If you’re looking to complete your home just under the wire, with less than 6 months to go, it’s worth noting your build is now at high risk.
Though it might be possible to complete your build in time, there are a few considerable risk factors that might cause delays:
Party walls - if your build affects a shared boundary between you and a neighbour they could potentially hold your build up by 3 months (if not longer) as you try to come to an agreement.
Finding a builder - this might be the hardest obstacle to overcome. If you’ve yet to hire a builder, then you’ll need to find one able to complete construction by May. Most good builders are booked up months in advance, so finding one with the time is going to be a big hurdle. You should also be suspicious of builders who are free to start right away.
The weather - plan as hard as you might, you can’t control the weather. If we face a particularly wet spring, or a cold snap, then the construction you’ve organised will face delays, as they wait for better conditions for your materials.
When submitting your home for the scheme, you will be required to provide in writing the date of your expected completion. Your local authority will then decide if this seems reasonable, if not, you might be excluded using this planning method.

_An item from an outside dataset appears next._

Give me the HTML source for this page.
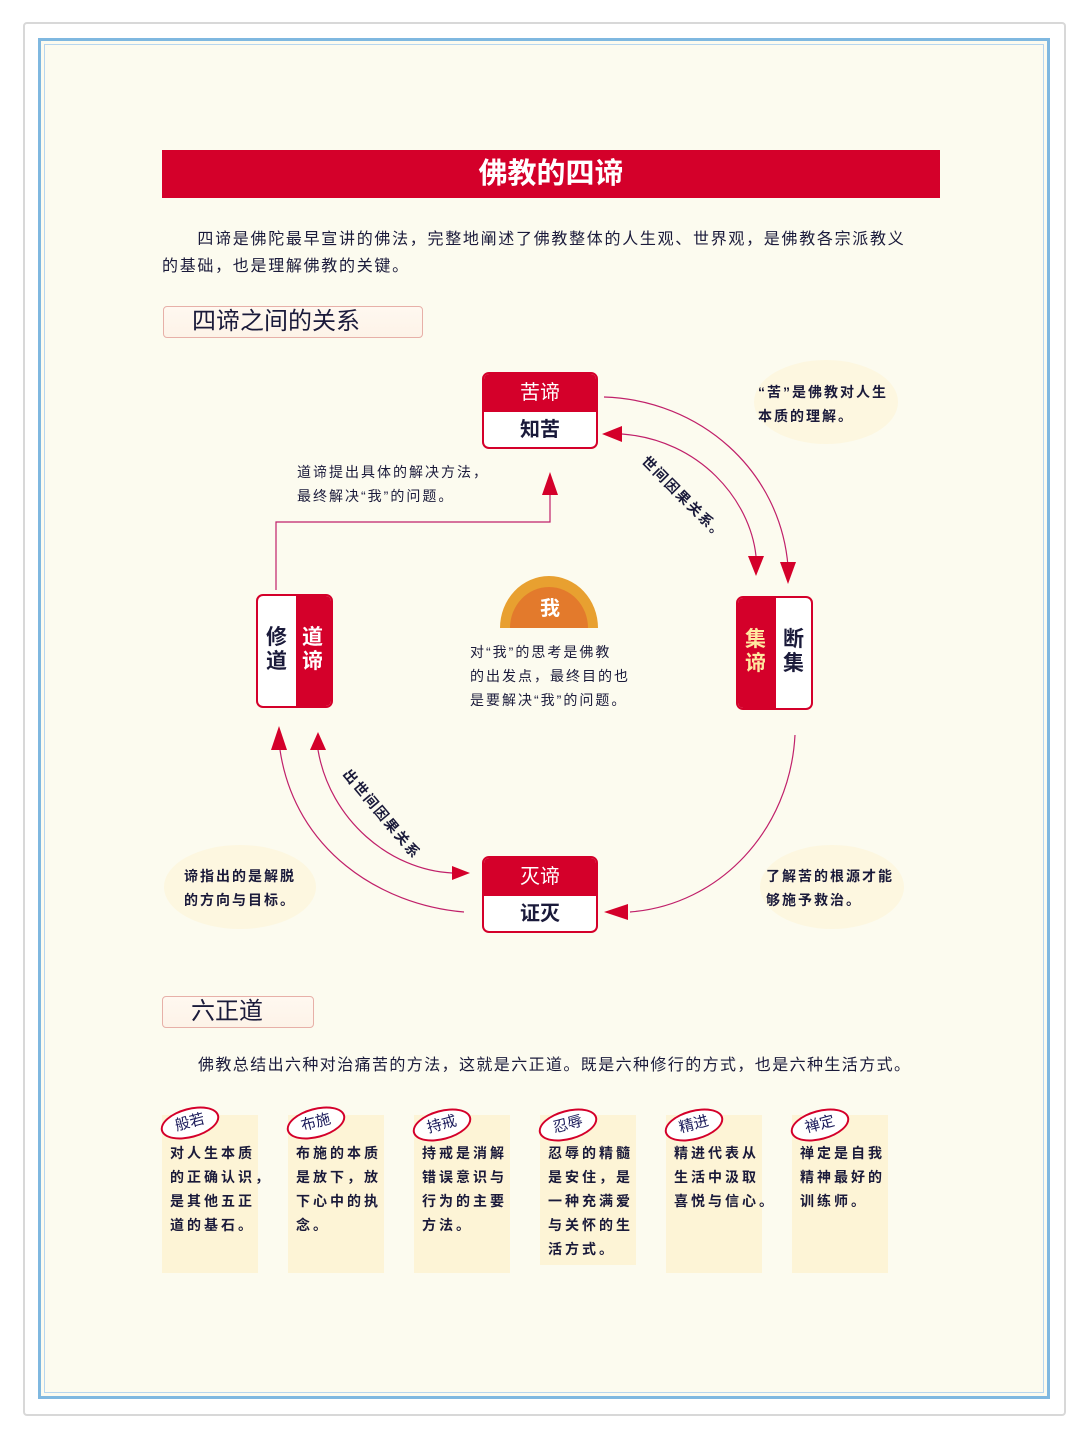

If you do end up missing out on the Larger Home Extension Scheme, this isn’t the end of the world, of even your extension. Rather, you can simply go down the route of planning permission. This is where having an architect by your side really pays off. Not only will they be able advise on the best way to approach your planning authority but, in the case of Resi, we’ll even submit your application on your behalf - acting as your agent throughout the process.